Raw records:
>> begin
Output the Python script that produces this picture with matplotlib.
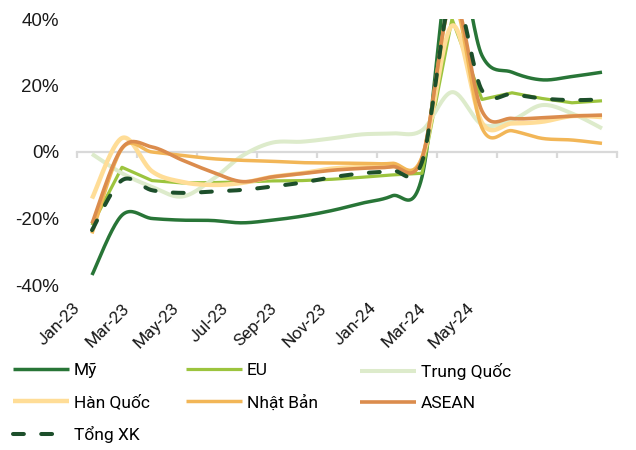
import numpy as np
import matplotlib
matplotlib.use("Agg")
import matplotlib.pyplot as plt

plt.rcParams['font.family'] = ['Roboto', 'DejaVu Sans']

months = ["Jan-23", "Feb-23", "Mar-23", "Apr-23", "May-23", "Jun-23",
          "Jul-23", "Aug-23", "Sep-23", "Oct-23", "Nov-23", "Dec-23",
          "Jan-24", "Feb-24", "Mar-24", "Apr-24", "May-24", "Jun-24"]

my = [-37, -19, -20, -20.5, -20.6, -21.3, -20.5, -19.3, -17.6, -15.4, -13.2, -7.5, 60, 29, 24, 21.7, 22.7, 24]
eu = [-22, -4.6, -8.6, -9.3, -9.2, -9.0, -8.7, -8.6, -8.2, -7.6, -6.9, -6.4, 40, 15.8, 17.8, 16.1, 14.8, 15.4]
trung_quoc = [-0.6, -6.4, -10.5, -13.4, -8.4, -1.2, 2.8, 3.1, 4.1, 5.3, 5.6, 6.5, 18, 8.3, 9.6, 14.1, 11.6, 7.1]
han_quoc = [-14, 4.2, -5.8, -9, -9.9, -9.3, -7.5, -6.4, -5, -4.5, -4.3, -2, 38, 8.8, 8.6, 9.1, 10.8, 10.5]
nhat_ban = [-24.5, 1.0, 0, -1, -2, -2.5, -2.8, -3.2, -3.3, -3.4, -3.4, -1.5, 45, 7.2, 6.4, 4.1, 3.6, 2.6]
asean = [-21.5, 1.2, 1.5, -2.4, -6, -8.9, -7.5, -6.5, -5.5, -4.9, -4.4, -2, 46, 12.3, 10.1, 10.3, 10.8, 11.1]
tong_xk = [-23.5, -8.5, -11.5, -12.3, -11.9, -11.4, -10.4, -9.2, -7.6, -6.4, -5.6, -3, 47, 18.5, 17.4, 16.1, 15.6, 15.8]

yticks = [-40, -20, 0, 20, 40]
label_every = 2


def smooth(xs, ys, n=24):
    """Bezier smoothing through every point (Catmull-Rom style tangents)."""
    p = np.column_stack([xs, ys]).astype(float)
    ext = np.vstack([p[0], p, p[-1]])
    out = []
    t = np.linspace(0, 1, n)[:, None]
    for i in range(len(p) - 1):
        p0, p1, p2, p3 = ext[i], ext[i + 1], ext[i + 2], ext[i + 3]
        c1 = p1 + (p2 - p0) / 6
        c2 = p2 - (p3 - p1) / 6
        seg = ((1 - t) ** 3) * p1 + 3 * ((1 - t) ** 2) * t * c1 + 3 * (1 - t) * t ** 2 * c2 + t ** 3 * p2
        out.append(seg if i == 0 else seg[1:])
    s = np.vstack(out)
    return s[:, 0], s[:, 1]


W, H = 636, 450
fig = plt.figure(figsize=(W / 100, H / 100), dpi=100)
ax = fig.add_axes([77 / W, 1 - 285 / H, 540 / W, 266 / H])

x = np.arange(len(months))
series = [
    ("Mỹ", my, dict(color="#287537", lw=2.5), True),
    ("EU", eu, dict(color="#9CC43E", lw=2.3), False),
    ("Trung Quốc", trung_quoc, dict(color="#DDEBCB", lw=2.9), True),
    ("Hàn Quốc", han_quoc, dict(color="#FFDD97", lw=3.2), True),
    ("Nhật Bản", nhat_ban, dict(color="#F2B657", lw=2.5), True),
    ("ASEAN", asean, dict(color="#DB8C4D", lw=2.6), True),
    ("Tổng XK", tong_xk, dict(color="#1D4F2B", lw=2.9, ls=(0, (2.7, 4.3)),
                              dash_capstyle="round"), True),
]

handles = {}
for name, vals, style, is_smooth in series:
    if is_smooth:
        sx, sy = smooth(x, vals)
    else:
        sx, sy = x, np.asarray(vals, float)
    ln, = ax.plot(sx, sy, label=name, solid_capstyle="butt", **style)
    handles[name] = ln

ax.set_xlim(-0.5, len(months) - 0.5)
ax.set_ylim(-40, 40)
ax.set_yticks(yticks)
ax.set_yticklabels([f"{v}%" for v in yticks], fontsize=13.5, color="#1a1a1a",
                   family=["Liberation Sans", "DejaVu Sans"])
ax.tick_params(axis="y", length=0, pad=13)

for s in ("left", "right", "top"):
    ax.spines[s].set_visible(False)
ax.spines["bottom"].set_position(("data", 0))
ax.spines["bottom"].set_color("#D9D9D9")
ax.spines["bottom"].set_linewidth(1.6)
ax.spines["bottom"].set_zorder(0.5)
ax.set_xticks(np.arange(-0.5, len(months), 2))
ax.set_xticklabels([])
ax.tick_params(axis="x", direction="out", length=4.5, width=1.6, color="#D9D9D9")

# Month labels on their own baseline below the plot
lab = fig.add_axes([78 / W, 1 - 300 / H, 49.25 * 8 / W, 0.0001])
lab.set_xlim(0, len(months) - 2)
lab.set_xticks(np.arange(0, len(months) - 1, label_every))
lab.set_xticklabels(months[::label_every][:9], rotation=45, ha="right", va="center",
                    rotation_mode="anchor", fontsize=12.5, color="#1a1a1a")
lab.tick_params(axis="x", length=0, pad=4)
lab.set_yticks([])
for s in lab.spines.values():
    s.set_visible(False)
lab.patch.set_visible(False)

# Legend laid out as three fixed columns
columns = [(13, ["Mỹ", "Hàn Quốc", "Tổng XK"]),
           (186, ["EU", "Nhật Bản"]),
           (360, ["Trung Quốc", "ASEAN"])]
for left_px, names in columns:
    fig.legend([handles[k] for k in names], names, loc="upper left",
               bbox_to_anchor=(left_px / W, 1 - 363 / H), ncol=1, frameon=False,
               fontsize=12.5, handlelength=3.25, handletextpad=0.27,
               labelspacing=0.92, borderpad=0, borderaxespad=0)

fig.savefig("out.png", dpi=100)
>> end
>> begin
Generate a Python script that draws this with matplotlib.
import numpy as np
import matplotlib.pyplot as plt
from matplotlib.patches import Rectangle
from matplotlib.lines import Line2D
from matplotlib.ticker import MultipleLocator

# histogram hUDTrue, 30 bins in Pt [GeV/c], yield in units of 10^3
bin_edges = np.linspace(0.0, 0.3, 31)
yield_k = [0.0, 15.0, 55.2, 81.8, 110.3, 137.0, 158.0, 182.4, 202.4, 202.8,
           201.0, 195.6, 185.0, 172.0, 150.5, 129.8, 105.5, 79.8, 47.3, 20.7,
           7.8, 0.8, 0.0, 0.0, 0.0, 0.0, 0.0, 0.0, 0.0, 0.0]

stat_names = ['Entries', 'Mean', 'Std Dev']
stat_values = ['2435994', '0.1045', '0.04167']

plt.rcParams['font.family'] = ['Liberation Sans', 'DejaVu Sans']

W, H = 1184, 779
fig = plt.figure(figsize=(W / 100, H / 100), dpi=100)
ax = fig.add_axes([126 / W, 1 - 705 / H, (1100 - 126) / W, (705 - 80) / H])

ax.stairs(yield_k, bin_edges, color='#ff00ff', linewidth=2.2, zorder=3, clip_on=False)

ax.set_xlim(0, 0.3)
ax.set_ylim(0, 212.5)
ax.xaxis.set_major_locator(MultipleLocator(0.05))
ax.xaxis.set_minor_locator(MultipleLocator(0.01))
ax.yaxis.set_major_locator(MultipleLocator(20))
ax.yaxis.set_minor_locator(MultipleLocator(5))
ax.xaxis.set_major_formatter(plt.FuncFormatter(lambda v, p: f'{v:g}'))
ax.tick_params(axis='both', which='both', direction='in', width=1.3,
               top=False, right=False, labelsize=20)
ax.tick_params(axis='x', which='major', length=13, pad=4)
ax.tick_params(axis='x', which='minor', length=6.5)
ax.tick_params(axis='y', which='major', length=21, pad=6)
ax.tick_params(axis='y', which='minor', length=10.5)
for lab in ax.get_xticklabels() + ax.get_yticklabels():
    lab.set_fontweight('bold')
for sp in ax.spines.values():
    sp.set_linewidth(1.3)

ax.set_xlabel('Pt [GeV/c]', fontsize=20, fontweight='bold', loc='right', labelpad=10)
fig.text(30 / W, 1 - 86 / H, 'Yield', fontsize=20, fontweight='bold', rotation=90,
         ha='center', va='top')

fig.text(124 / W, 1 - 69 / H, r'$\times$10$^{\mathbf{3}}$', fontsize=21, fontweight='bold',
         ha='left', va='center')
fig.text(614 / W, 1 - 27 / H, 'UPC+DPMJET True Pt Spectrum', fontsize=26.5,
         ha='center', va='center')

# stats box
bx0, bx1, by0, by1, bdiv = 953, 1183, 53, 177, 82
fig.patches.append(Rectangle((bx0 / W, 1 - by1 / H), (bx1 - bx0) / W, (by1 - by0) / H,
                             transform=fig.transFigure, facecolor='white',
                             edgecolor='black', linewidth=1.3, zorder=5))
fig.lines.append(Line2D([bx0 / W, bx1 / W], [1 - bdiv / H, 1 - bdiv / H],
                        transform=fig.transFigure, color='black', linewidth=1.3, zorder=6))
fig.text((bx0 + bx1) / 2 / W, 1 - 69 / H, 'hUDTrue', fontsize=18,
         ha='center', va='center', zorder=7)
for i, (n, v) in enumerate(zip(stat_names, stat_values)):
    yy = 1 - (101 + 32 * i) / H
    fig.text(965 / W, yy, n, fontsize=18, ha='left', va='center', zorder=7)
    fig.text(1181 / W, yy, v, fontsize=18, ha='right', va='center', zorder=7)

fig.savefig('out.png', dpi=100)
>> end
## [Problem to solve]
Of the entries listed above, reproduce only the lines starting at the line containing "Generate a Python" and ending at the line containing "7.8, 0.8, 0.0, 0.0, 0.0, 0.0, 0.0, 0.0, 0.0, 0.0]". Include both, exactly as they stand.

## [Solution to the problem]
Generate a Python script that draws this with matplotlib.
import numpy as np
import matplotlib.pyplot as plt
from matplotlib.patches import Rectangle
from matplotlib.lines import Line2D
from matplotlib.ticker import MultipleLocator

# histogram hUDTrue, 30 bins in Pt [GeV/c], yield in units of 10^3
bin_edges = np.linspace(0.0, 0.3, 31)
yield_k = [0.0, 15.0, 55.2, 81.8, 110.3, 137.0, 158.0, 182.4, 202.4, 202.8,
           201.0, 195.6, 185.0, 172.0, 150.5, 129.8, 105.5, 79.8, 47.3, 20.7,
           7.8, 0.8, 0.0, 0.0, 0.0, 0.0, 0.0, 0.0, 0.0, 0.0]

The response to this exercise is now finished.